JOB
Gather from the material every line that contains the string "this".

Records
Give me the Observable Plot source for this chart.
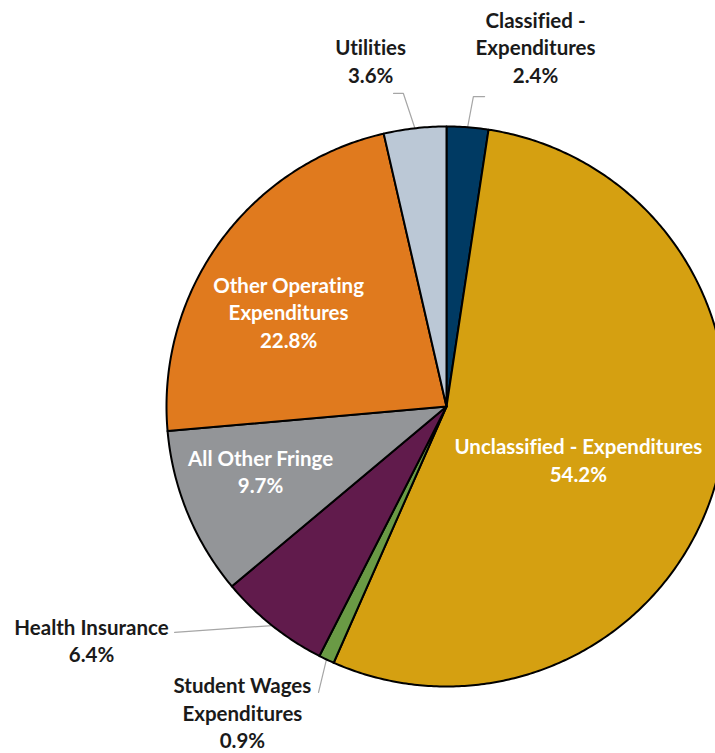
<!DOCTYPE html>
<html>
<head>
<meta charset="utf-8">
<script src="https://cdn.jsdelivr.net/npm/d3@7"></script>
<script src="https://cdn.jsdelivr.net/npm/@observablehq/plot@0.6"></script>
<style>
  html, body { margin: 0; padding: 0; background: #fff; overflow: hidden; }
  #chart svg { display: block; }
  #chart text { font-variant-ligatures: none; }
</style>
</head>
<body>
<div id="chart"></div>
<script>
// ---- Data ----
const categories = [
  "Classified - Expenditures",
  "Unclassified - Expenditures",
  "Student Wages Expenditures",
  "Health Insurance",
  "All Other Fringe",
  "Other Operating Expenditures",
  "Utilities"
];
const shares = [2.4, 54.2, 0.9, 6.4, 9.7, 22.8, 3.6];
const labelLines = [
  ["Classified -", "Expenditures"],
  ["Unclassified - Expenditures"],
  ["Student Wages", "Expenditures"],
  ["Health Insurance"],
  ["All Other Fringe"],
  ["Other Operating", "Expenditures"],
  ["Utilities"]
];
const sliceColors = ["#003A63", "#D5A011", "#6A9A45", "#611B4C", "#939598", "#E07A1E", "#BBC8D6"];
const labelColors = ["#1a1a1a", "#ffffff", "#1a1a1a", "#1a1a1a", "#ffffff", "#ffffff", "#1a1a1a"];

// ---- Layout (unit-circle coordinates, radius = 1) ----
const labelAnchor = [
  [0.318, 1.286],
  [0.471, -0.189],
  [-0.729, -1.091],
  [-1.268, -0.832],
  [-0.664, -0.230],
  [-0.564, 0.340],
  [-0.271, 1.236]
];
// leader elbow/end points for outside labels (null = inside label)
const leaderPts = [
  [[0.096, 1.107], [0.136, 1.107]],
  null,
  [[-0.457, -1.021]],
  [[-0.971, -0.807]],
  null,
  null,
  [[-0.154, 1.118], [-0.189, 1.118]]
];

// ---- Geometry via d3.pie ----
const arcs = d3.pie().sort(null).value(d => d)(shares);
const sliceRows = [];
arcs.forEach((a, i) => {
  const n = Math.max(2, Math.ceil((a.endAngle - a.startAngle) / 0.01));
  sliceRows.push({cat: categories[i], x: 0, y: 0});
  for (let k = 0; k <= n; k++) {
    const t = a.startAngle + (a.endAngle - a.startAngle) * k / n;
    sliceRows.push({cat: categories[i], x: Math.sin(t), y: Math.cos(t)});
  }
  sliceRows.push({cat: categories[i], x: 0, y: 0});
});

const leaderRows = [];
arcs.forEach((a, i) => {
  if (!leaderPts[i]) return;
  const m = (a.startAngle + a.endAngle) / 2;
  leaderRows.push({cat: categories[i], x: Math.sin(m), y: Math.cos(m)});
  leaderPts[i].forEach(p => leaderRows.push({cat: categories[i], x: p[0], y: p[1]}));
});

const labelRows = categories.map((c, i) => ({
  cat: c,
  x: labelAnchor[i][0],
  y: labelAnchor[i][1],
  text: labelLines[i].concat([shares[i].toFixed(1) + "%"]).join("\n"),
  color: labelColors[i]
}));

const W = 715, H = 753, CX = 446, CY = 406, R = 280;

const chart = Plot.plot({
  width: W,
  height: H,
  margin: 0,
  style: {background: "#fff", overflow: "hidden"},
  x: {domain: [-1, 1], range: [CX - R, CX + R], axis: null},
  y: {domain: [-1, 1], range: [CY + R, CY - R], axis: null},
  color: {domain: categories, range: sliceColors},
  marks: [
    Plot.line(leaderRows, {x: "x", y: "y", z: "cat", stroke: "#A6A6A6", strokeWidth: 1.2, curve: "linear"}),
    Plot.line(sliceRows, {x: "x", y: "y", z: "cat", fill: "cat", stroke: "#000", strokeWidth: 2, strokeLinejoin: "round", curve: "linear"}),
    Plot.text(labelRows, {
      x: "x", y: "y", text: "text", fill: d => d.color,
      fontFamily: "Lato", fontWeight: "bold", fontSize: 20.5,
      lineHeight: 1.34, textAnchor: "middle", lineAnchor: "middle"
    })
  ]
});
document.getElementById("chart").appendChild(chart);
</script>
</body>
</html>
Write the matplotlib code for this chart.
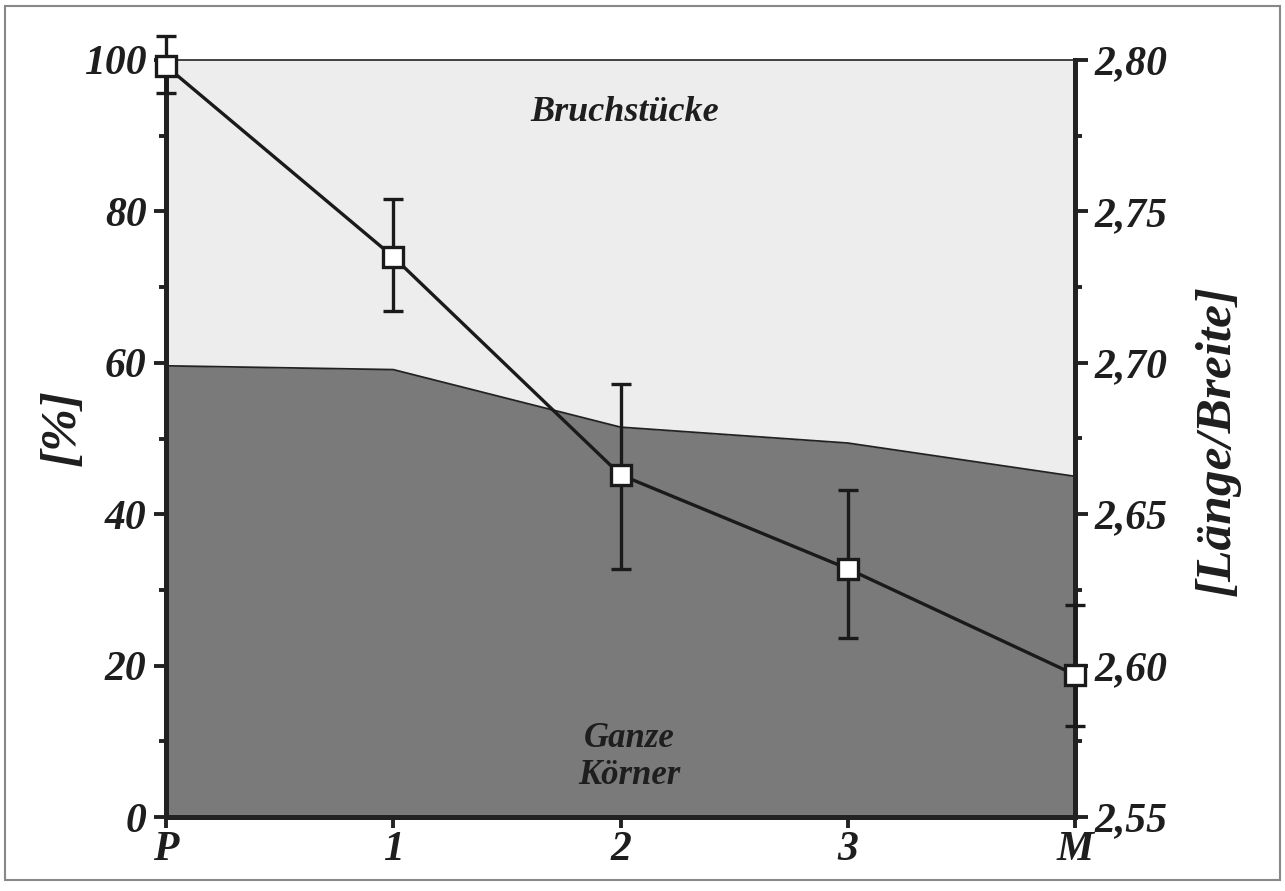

OUTPUT BELOW
Give me the Observable Plot source for this chart.
Write the matplotlib code for this chart.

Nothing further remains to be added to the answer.